August 8th & 9th, 2009
The Stonewall Banks Buoy Report called for a 2.6′ swell with a 0.7′ wind wave….
Saturday – The mornings buoy weather report was the best we had heard all season, so our anticipation for the day was at a fever pitch! Our fishermen for the day showed up on the dock, and we quickly went through the safety orientation so we could get out on the water early. After getting everything in order, we motored through the harbor entrance into a dark ocean and worked our way out past the buoy line, going slowly until it was light enough to see the many crab trap marker floats that populate the area. When it was light enough to see, we plotted a course to a heading of about 270 degrees and put the throttles down, to rapidly work our way out to the Tuna grounds.

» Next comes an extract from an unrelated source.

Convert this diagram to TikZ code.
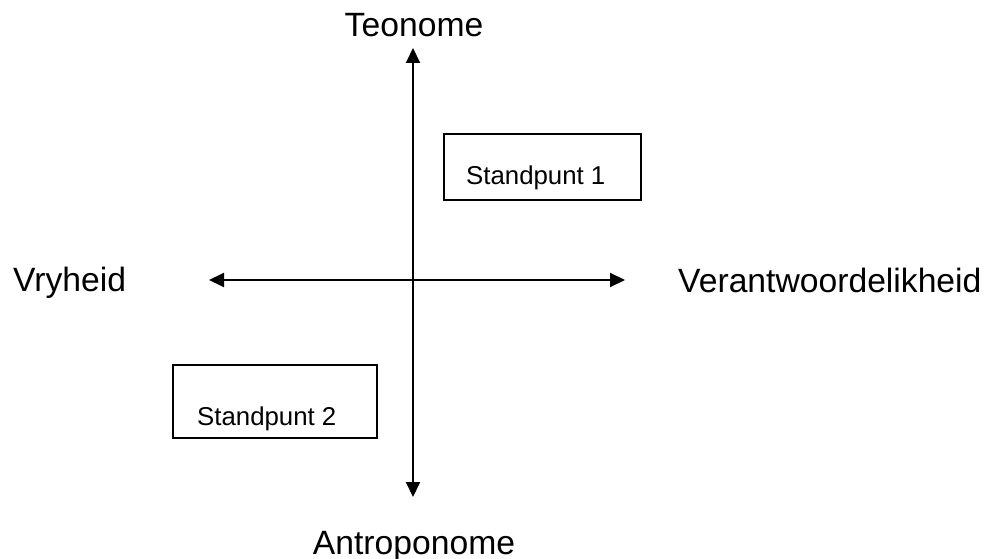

The water temperature looked very good, way before the color did, so we ended up going out about 40 miles before finding good water color and our first Tuna. The action was very spotty, with only a single fish here and there, but the fish were all very large with most or all of them in the 30 lb range. For the first time this season, we started to see fish boiling, porpoising and jumping on the surface, so we broke out the jig rods and started throwing to them. “FISH ON!” Catching a big tuna on a jig rod, is an experience like no other. They put up a remarkable battle, and because we have the boat shut completely down and everything is quiet, this is a very unique and special type of ocean fishing. This method also requires us to hunt for, spot, and stalk the Tuna.
What a great time we had. Before we knew it, it was time to head back to port, stopping once to cast and hook another couple of jumpers. Our thanks for a great day to Rick, Jack, Randy and Tim who went home with coolers full of yummy Tuna fillets. You guys, as always, are a great bunch to spend the day with. Thank you!
Sunday– Wow, what a difference a day makes! The ocean could not have been any more different than it was on Saturday! We had a pretty good idea of what to expect, as the boats which had left port before us, were calling back on the radio’s saying what a big surprise the ocean conditions were.
We had it in our mind to fish Halibut and Salmon, so we headed out to the Halibut grounds in a bumpy sea. Listening to the radio’s we heard a few boats headed out to fish for Tuna, call and say they had decided to turn around because of the poor conditions. After 17 miles of fairly slow going, we found ourselves at the halibut area called the “Rock Pile” to join probably another 30 boats to try our hand for a tasty flat fish. We ended up catching and returning a small Halibut and several Ling Cod, before heading in to try for some Coho Salmon.
Listening to the radio’s on the ride in, it sounded like the catching was pretty slow everywhere so we just put our gear in the water and hoped for the best. Nothing much was happening outside Newport where we first stopped, so we picked up and moved north to try an area outside Depoe Bay to find some Salmon. Jared assisted with trolling captain duties, helped pilot the boat North, and tuned out to be the hot Salmon catcher of the group! Wow, what a kid!
After trolling around patiently and having a couple spurts of furious action, we headed back to port with some nice shiny Salmon in the box. Brandy, Pat, Jim and Jared sure developed a technique for getting those Salmon in the boat quickly! After getting back to the docks, we filleted and vacuum packed the days catch, and saw everyone off to home, tired and happy. Thanks guy’s for the great time we had with you. Let’s do it again!